======== Extracted records
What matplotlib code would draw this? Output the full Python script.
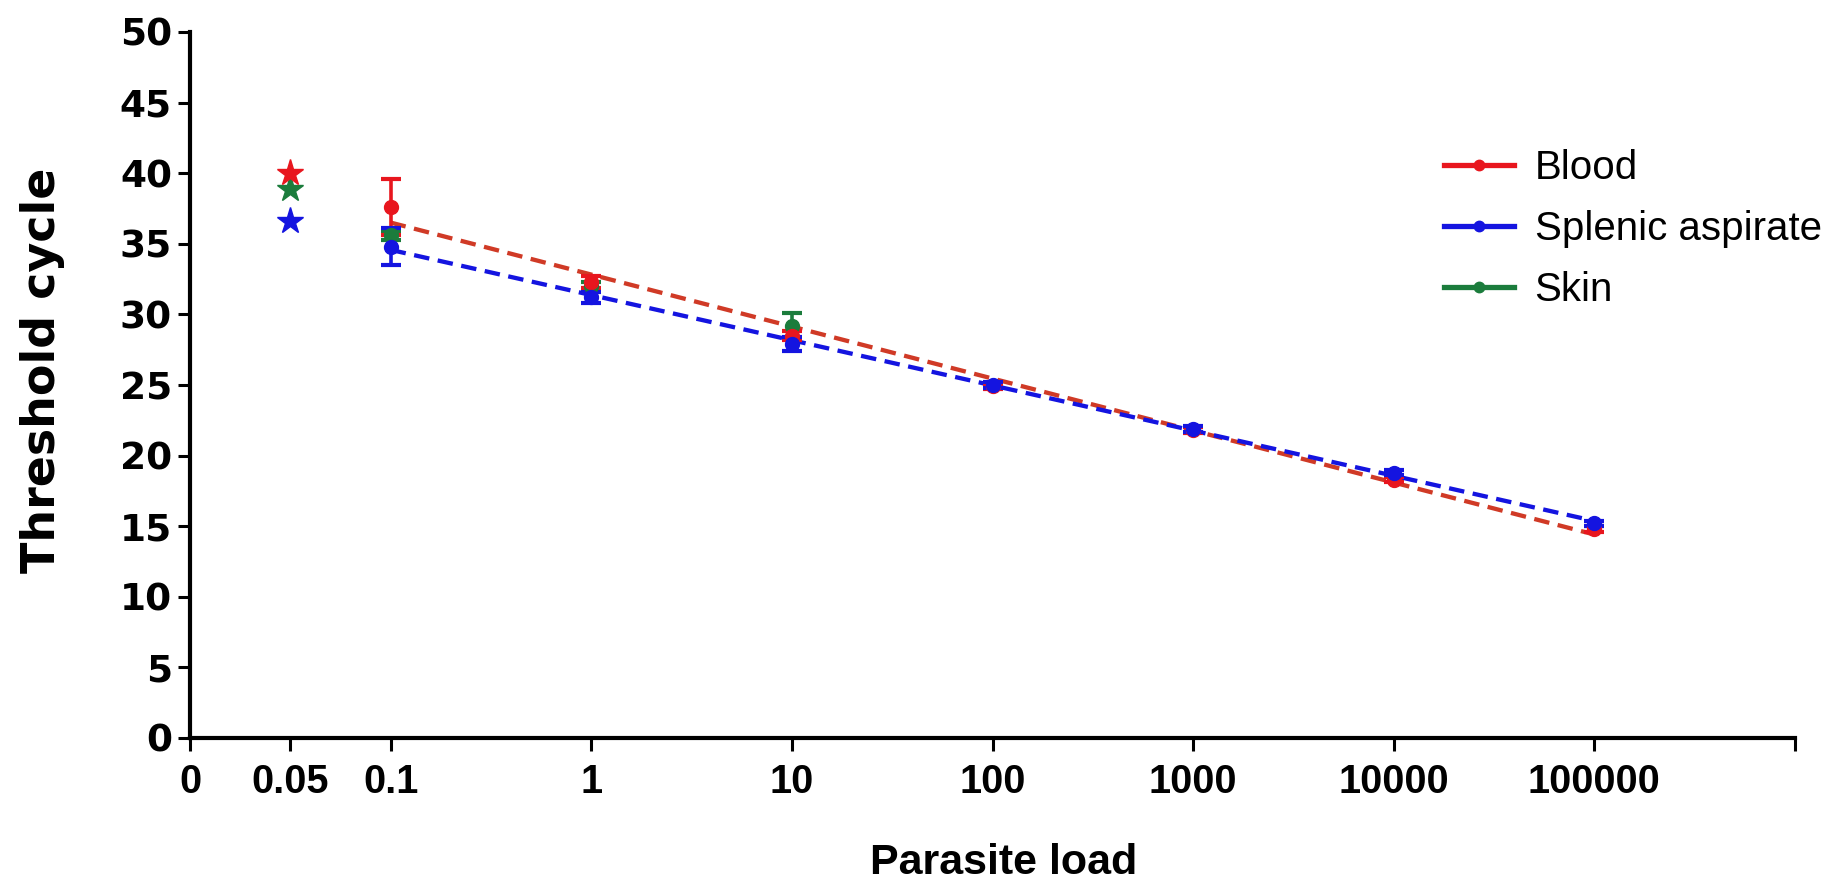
import numpy as np
import matplotlib
matplotlib.use("Agg")
import matplotlib.pyplot as plt
from matplotlib.lines import Line2D

# ---------------- data ----------------
loads = [0.1, 1, 10, 100, 1000, 10000, 100000]
blood_ct = [37.6, 32.3, 28.5, 24.9, 21.8, 18.3, 14.8]
blood_err = [2.0, 0.4, 0.3, 0.2, 0.2, 0.2, 0.2]
splenic_ct = [34.8, 31.2, 27.9, 25.0, 21.9, 18.8, 15.2]
splenic_err = [1.3, 0.4, 0.5, 0.2, 0.2, 0.2, 0.2]
skin_loads = [0.1, 1, 10]
skin_ct = [35.6, 32.0, 29.2]
skin_err = [0.3, 0.3, 0.9]

star_load = 0.05
star_blood = 40.0
star_skin = 38.9
star_splenic = 36.6

series_names = ["Blood", "Splenic aspirate", "Skin"]
x_ticks = [0, 0.05, 0.1, 1, 10, 100, 1000, 10000, 100000, 1000000]
x_tick_labels = ["0", "0.05", "0.1", "1", "10", "100", "1000", "10000", "100000", ""]
y_ticks = [0, 5, 10, 15, 20, 25, 30, 35, 40, 45, 50]

RED = "#e8161e"
RED_LINE = "#d03a26"
BLUE = "#1414e0"
GREEN = "#1b7c3c"


# segmented axis: linear between 0 and 0.1, logarithmic above
def fwd(v):
    v = np.asarray(v, dtype=float)
    with np.errstate(divide="ignore", invalid="ignore"):
        lg = np.log10(np.maximum(v, 1e-12))
    return np.where(v < 0.1, -2 + v * 10, lg)


def inv(p):
    p = np.asarray(p, dtype=float)
    return np.where(p < -1, (p + 2) / 10, 10 ** np.minimum(p, 300))


fig = plt.figure(figsize=(18.41, 8.86), dpi=100)
ax = fig.add_axes([190 / 1841, 1 - 738 / 886, (1795 - 190) / 1841, (738 - 32) / 886])
ax.set_xscale("function", functions=(fwd, inv))
ax.set_xlim(0, 1000000)
ax.set_ylim(0, 50)

# regression lines (fit in log space)
lx = np.log10(loads)
for ct, col in [(blood_ct, RED_LINE), (splenic_ct, BLUE)]:
    slope, icpt = np.polyfit(lx, ct, 1)
    xs = np.array([loads[0], loads[-1]])
    ax.plot(xs, icpt + slope * np.log10(xs), color=col, lw=3.1,
            ls=(0, (3.6, 2.0)), zorder=3)

eb_kw = dict(fmt="o", ms=10, elinewidth=2.6, capsize=7, capthick=3, zorder=4)
ax.errorbar(skin_loads, skin_ct, yerr=skin_err, color=GREEN, ecolor=GREEN, **eb_kw)
ax.errorbar(loads, blood_ct, yerr=blood_err, color=RED, ecolor=RED, **eb_kw)
ax.errorbar(loads, splenic_ct, yerr=splenic_err, color=BLUE, ecolor=BLUE, **eb_kw)

# stars at 0.05
ax.plot([star_load], [star_splenic], marker="*", ms=20, color=BLUE, ls="none", zorder=5)
ax.plot([star_load], [star_skin], marker="*", ms=20, color=GREEN, ls="none", zorder=5)
ax.plot([star_load], [star_blood], marker="*", ms=20, color=RED, ls="none", zorder=6)

# axes styling
for s in ["top", "right"]:
    ax.spines[s].set_visible(False)
for s in ["left", "bottom"]:
    ax.spines[s].set_linewidth(3)
ax.set_xticks(x_ticks)
ax.set_xticklabels(x_tick_labels)
ax.set_yticks(y_ticks)
ax.minorticks_off()
ax.tick_params(axis="both", length=9, width=2.2, direction="out")
ax.tick_params(axis="x", pad=9)
ax.tick_params(axis="y", pad=4)
for lab in ax.get_xticklabels():
    lab.set_fontfamily("Liberation Sans")
    lab.set_fontweight("bold")
    lab.set_fontsize(28.5)
for lab in ax.get_yticklabels():
    lab.set_fontfamily("DejaVu Sans")
    lab.set_fontweight("bold")
    lab.set_fontsize(27)

fig.text(43 / 1841, 1 - 370 / 886, "Threshold cycle", rotation=90, ha="center",
         va="center", fontsize=33, fontweight="bold", family="DejaVu Sans")
fig.text(1004 / 1841, 1 - 863 / 886, "Parasite load", ha="center", va="center",
         fontsize=31, fontweight="bold", family="Liberation Sans")

handles = [Line2D([], [], color=c, lw=3.8, marker="o", ms=7.5) for c in (RED, BLUE, GREEN)]
leg = fig.legend(handles, series_names, loc="center left",
                 bbox_to_anchor=(1444 / 1841, 1 - 229 / 886), frameon=False,
                 borderpad=0, borderaxespad=0, handlelength=1.75, handletextpad=0.5,
                 labelspacing=0.58, prop={"family": "Liberation Sans", "size": 29})

fig.savefig("out.png", dpi=100)
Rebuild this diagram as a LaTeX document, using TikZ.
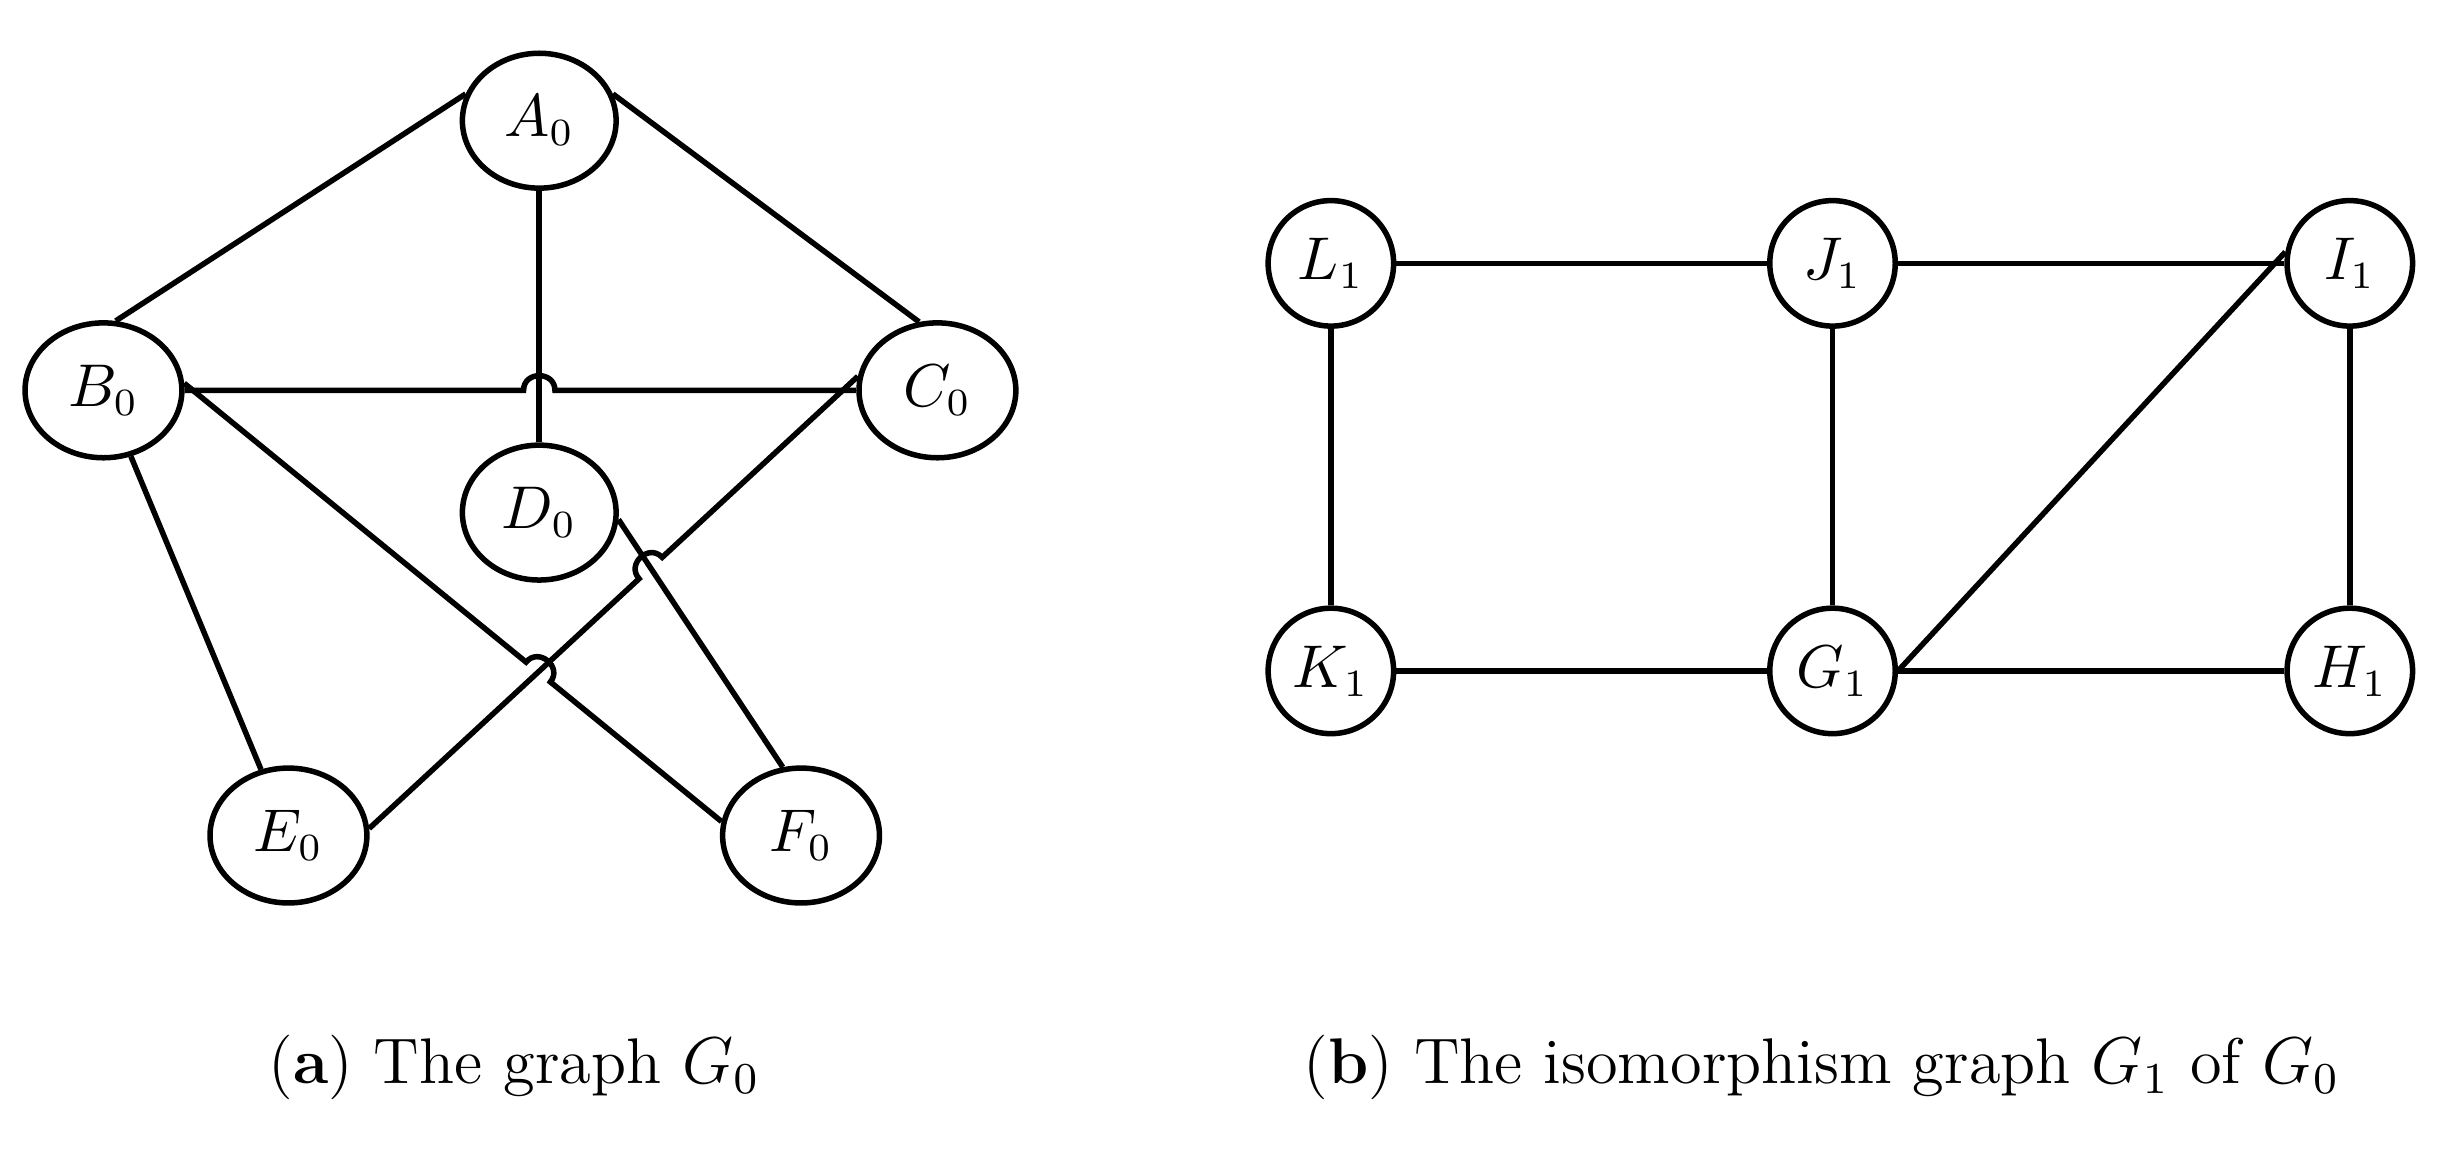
================
Reproduce the material above verbatim; omit every picture.

## Reply
What matplotlib code would draw this? Output the full Python script.
import numpy as np
import matplotlib
matplotlib.use("Agg")
import matplotlib.pyplot as plt
from matplotlib.lines import Line2D

# ---------------- data ----------------
loads = [0.1, 1, 10, 100, 1000, 10000, 100000]
blood_ct = [37.6, 32.3, 28.5, 24.9, 21.8, 18.3, 14.8]
blood_err = [2.0, 0.4, 0.3, 0.2, 0.2, 0.2, 0.2]
splenic_ct = [34.8, 31.2, 27.9, 25.0, 21.9, 18.8, 15.2]
splenic_err = [1.3, 0.4, 0.5, 0.2, 0.2, 0.2, 0.2]
skin_loads = [0.1, 1, 10]
skin_ct = [35.6, 32.0, 29.2]
skin_err = [0.3, 0.3, 0.9]

star_load = 0.05
star_blood = 40.0
star_skin = 38.9
star_splenic = 36.6

series_names = ["Blood", "Splenic aspirate", "Skin"]
x_ticks = [0, 0.05, 0.1, 1, 10, 100, 1000, 10000, 100000, 1000000]
x_tick_labels = ["0", "0.05", "0.1", "1", "10", "100", "1000", "10000", "100000", ""]
y_ticks = [0, 5, 10, 15, 20, 25, 30, 35, 40, 45, 50]

RED = "#e8161e"
RED_LINE = "#d03a26"
BLUE = "#1414e0"
GREEN = "#1b7c3c"


# segmented axis: linear between 0 and 0.1, logarithmic above
def fwd(v):
    v = np.asarray(v, dtype=float)
    with np.errstate(divide="ignore", invalid="ignore"):
        lg = np.log10(np.maximum(v, 1e-12))
    return np.where(v < 0.1, -2 + v * 10, lg)


def inv(p):
    p = np.asarray(p, dtype=float)
    return np.where(p < -1, (p + 2) / 10, 10 ** np.minimum(p, 300))


fig = plt.figure(figsize=(18.41, 8.86), dpi=100)
ax = fig.add_axes([190 / 1841, 1 - 738 / 886, (1795 - 190) / 1841, (738 - 32) / 886])
ax.set_xscale("function", functions=(fwd, inv))
ax.set_xlim(0, 1000000)
ax.set_ylim(0, 50)

# regression lines (fit in log space)
lx = np.log10(loads)
for ct, col in [(blood_ct, RED_LINE), (splenic_ct, BLUE)]:
    slope, icpt = np.polyfit(lx, ct, 1)
    xs = np.array([loads[0], loads[-1]])
    ax.plot(xs, icpt + slope * np.log10(xs), color=col, lw=3.1,
            ls=(0, (3.6, 2.0)), zorder=3)

eb_kw = dict(fmt="o", ms=10, elinewidth=2.6, capsize=7, capthick=3, zorder=4)
ax.errorbar(skin_loads, skin_ct, yerr=skin_err, color=GREEN, ecolor=GREEN, **eb_kw)
ax.errorbar(loads, blood_ct, yerr=blood_err, color=RED, ecolor=RED, **eb_kw)
ax.errorbar(loads, splenic_ct, yerr=splenic_err, color=BLUE, ecolor=BLUE, **eb_kw)

# stars at 0.05
ax.plot([star_load], [star_splenic], marker="*", ms=20, color=BLUE, ls="none", zorder=5)
ax.plot([star_load], [star_skin], marker="*", ms=20, color=GREEN, ls="none", zorder=5)
ax.plot([star_load], [star_blood], marker="*", ms=20, color=RED, ls="none", zorder=6)

# axes styling
for s in ["top", "right"]:
    ax.spines[s].set_visible(False)
for s in ["left", "bottom"]:
    ax.spines[s].set_linewidth(3)
ax.set_xticks(x_ticks)
ax.set_xticklabels(x_tick_labels)
ax.set_yticks(y_ticks)
ax.minorticks_off()
ax.tick_params(axis="both", length=9, width=2.2, direction="out")
ax.tick_params(axis="x", pad=9)
ax.tick_params(axis="y", pad=4)
for lab in ax.get_xticklabels():
    lab.set_fontfamily("Liberation Sans")
    lab.set_fontweight("bold")
    lab.set_fontsize(28.5)
for lab in ax.get_yticklabels():
    lab.set_fontfamily("DejaVu Sans")
    lab.set_fontweight("bold")
    lab.set_fontsize(27)

fig.text(43 / 1841, 1 - 370 / 886, "Threshold cycle", rotation=90, ha="center",
         va="center", fontsize=33, fontweight="bold", family="DejaVu Sans")
fig.text(1004 / 1841, 1 - 863 / 886, "Parasite load", ha="center", va="center",
         fontsize=31, fontweight="bold", family="Liberation Sans")

handles = [Line2D([], [], color=c, lw=3.8, marker="o", ms=7.5) for c in (RED, BLUE, GREEN)]
leg = fig.legend(handles, series_names, loc="center left",
                 bbox_to_anchor=(1444 / 1841, 1 - 229 / 886), frameon=False,
                 borderpad=0, borderaxespad=0, handlelength=1.75, handletextpad=0.5,
                 labelspacing=0.58, prop={"family": "Liberation Sans", "size": 29})

fig.savefig("out.png", dpi=100)
Rebuild this diagram as a LaTeX document, using TikZ.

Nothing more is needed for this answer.